Task description -
Starting at the line containing "Generate a LaTeX" and ending at the line containing "(happ) at (983,31)", reproduce each line exactly as written, with both end lines included and all pictures omitted.

··· Dataset records

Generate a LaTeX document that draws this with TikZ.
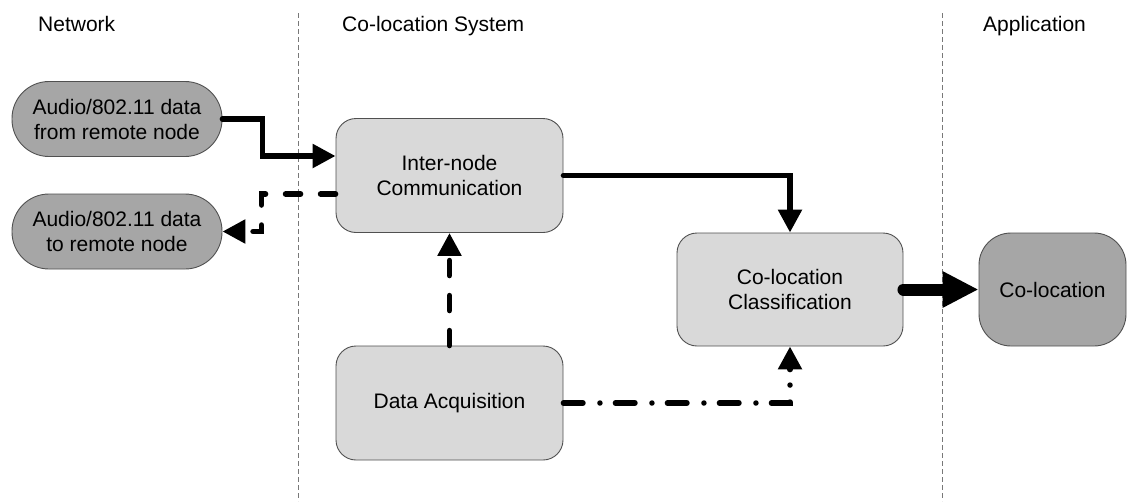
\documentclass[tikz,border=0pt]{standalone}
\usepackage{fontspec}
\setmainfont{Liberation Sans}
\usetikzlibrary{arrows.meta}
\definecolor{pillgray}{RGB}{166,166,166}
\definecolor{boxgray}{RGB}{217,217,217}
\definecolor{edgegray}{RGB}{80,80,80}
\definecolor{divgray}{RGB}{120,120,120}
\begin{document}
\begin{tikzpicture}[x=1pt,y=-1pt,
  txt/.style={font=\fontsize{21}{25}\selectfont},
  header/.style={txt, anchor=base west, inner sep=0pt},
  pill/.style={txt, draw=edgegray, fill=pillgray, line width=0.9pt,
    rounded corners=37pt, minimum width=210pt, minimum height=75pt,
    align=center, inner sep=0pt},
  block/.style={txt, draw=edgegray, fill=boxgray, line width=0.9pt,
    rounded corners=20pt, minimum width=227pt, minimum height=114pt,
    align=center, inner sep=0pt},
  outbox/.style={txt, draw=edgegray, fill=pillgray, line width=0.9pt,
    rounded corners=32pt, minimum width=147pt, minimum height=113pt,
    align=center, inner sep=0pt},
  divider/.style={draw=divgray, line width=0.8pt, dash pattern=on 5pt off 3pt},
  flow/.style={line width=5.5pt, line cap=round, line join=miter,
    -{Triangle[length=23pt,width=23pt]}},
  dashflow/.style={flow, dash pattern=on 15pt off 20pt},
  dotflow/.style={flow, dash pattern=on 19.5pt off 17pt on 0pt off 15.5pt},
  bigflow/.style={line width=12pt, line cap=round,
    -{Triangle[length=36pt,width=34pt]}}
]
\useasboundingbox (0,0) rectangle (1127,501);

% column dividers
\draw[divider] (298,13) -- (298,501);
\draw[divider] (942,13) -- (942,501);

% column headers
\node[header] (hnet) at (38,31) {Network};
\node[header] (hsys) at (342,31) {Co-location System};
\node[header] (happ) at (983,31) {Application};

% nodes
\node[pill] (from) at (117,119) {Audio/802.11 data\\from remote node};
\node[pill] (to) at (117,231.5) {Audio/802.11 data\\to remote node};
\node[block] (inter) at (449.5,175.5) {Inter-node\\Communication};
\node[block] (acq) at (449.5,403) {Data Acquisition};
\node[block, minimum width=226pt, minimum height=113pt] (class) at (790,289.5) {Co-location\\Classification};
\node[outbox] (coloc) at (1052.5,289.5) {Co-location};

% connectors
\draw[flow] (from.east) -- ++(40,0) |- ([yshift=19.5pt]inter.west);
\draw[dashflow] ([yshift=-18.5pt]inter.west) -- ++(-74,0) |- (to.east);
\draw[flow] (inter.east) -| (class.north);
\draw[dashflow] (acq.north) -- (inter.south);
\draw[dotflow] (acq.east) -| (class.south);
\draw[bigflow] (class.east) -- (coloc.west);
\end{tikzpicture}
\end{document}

······
··· Dataset records

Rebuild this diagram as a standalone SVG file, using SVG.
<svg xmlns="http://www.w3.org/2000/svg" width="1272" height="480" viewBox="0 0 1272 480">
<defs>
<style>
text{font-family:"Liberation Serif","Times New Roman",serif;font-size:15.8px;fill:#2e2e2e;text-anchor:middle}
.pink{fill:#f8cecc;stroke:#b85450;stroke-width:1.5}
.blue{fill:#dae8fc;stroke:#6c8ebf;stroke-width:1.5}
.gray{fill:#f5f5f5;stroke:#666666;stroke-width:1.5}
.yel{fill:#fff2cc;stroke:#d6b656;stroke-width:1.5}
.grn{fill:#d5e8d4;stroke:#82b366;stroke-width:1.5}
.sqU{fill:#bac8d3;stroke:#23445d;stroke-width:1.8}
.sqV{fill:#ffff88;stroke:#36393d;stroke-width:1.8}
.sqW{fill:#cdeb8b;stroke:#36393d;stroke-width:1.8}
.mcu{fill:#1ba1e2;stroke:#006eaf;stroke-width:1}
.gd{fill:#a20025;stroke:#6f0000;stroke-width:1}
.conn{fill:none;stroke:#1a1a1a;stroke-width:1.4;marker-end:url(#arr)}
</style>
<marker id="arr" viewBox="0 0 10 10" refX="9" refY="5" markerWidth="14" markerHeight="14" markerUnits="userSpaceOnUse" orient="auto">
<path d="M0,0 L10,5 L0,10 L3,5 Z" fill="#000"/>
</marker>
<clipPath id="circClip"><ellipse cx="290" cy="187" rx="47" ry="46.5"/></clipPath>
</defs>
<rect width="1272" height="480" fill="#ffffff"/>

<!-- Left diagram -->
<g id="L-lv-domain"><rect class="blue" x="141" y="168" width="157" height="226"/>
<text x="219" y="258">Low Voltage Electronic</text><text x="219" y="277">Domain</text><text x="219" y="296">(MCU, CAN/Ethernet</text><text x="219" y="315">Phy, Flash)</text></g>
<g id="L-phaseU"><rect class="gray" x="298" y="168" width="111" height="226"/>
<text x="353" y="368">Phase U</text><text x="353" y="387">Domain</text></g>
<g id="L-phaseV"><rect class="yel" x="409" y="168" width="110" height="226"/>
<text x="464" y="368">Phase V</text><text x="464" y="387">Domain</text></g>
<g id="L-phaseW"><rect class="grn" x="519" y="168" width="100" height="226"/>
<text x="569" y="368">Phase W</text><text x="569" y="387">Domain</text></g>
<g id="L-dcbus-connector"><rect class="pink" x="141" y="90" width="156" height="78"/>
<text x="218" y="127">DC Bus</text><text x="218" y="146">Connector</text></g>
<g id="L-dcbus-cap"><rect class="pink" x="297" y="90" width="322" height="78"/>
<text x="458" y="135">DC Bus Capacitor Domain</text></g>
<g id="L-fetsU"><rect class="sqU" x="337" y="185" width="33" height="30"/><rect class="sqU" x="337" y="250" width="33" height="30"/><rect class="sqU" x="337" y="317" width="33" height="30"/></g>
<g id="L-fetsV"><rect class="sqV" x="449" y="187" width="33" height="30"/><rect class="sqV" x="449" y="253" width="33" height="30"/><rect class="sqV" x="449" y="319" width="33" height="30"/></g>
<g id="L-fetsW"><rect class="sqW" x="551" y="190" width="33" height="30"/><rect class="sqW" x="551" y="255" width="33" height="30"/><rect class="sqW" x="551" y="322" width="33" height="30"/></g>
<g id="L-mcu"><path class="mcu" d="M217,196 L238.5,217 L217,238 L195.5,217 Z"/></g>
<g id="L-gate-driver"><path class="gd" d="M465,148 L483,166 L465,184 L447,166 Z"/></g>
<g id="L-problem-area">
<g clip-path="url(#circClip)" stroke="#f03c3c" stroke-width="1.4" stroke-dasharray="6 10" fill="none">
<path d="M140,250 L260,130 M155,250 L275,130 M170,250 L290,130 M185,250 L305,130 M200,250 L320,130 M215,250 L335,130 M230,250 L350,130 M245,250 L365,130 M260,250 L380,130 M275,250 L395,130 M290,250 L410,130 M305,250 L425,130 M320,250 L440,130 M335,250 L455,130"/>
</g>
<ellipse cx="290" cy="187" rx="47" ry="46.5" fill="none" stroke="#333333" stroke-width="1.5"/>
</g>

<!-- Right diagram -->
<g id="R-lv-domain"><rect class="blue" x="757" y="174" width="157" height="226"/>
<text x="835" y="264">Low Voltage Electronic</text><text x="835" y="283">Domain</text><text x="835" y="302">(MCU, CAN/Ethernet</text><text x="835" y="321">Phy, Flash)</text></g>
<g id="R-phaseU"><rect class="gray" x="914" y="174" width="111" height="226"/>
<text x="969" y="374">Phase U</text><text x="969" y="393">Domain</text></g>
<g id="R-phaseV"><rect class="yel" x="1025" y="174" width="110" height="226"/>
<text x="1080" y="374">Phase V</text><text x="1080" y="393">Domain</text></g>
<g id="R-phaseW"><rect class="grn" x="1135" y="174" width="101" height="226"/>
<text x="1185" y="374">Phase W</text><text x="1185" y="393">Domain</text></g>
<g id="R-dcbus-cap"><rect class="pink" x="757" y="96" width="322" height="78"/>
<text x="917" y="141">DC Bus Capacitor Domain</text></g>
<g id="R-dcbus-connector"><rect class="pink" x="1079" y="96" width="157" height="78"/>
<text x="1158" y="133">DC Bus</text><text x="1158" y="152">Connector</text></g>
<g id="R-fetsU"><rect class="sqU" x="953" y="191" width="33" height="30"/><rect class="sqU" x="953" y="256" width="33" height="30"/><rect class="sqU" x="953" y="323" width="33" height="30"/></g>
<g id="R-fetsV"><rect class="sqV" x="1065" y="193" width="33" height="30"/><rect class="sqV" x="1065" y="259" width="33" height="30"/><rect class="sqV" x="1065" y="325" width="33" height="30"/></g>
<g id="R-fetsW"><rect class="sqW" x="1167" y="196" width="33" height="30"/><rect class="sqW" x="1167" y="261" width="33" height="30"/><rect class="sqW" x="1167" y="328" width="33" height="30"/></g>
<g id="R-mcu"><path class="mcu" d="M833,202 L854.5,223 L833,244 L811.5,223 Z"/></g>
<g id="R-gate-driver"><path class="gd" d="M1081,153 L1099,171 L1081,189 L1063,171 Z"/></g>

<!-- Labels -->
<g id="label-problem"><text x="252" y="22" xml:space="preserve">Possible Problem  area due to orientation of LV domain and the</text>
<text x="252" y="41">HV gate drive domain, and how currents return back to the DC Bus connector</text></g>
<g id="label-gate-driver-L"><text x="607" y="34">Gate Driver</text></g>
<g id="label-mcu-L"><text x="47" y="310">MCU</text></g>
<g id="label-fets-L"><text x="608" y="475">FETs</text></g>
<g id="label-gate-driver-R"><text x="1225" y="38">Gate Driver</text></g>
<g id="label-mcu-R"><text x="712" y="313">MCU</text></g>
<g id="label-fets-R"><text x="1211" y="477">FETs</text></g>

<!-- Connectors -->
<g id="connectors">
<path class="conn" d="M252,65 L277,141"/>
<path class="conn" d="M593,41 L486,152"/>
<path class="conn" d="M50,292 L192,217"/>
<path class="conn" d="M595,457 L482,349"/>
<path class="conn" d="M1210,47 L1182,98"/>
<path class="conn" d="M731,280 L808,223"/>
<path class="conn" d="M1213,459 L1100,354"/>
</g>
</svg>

······

Reply -
Generate a LaTeX document that draws this with TikZ.
\documentclass[tikz,border=0pt]{standalone}
\usepackage{fontspec}
\setmainfont{Liberation Sans}
\usetikzlibrary{arrows.meta}
\definecolor{pillgray}{RGB}{166,166,166}
\definecolor{boxgray}{RGB}{217,217,217}
\definecolor{edgegray}{RGB}{80,80,80}
\definecolor{divgray}{RGB}{120,120,120}
\begin{document}
\begin{tikzpicture}[x=1pt,y=-1pt,
  txt/.style={font=\fontsize{21}{25}\selectfont},
  header/.style={txt, anchor=base west, inner sep=0pt},
  pill/.style={txt, draw=edgegray, fill=pillgray, line width=0.9pt,
    rounded corners=37pt, minimum width=210pt, minimum height=75pt,
    align=center, inner sep=0pt},
  block/.style={txt, draw=edgegray, fill=boxgray, line width=0.9pt,
    rounded corners=20pt, minimum width=227pt, minimum height=114pt,
    align=center, inner sep=0pt},
  outbox/.style={txt, draw=edgegray, fill=pillgray, line width=0.9pt,
    rounded corners=32pt, minimum width=147pt, minimum height=113pt,
    align=center, inner sep=0pt},
  divider/.style={draw=divgray, line width=0.8pt, dash pattern=on 5pt off 3pt},
  flow/.style={line width=5.5pt, line cap=round, line join=miter,
    -{Triangle[length=23pt,width=23pt]}},
  dashflow/.style={flow, dash pattern=on 15pt off 20pt},
  dotflow/.style={flow, dash pattern=on 19.5pt off 17pt on 0pt off 15.5pt},
  bigflow/.style={line width=12pt, line cap=round,
    -{Triangle[length=36pt,width=34pt]}}
]
\useasboundingbox (0,0) rectangle (1127,501);

% column dividers
\draw[divider] (298,13) -- (298,501);
\draw[divider] (942,13) -- (942,501);

% column headers
\node[header] (hnet) at (38,31) {Network};
\node[header] (hsys) at (342,31) {Co-location System};
\node[header] (happ) at (983,31) {Application};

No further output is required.